We focused on error handling (Phase 3)
We ignored test performance implications
Problem: Tests became unusably slow

Plan 3: Concurrent everything ❌ NOT IMPLEMENTED

Python processes still created synchronously
Worker initialization still sequential
Problem: Performance is actually worse than before

Action Plan: Fix Both Issues

1. Race Condition (Easy Fix - 5 minutes)

# Migrate CircuitBreaker tests to use our infrastructure
sed -i 's/use ExUnit.Case/use DSPex.UnifiedTestFoundation, :registry/' \
  test/dspex/python_bridge/circuit_breaker_test.exs

2. Performance Bottleneck (Priority Fix - 1-2 hours)

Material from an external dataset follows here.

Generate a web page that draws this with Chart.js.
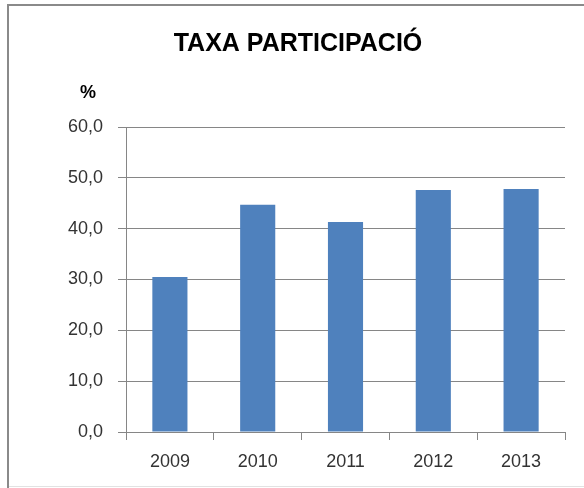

Step 1: Remove artificial delays

# Delete all Process.sleep(500) calls in test helpers

Step 2: Parallel Python process creation

# Modify pool worker initialization to be concurrent

Step 3: Shared test pools

# Use setup_all instead of setup for pool creation

3. Long-term Strategy

Accept the Python trade-off: We need DSPy, so Python processes are unavoidable Optimize around it:

Pre-warm pools between test runs
Reuse processes where possible
Mock Python for non-integration tests
Parallel everything that can be parallel

Conclusion: Two Different Problems, Two Different Solutions

Race Condition: Infrastructure Problem ✅

Cause: Not using our own advanced test infrastructure
Solution: 5-minute migration to UnifiedTestFoundation
Complexity: Trivial

Performance Bottleneck: Architecture Problem 🚨

Cause: Synchronous Python process creation with artificial delays
Solution: Remove delays + parallel creation + shared pools
Complexity: Medium (but high impact)

Bottom Line: The race condition is a non-issue we can fix immediately. The performance problem is a real architectural issue that makes our test suite practically unusable and needs urgent attention.

Priority: Fix performance first (affects developer workflow), then clean up race condition (affects code quality).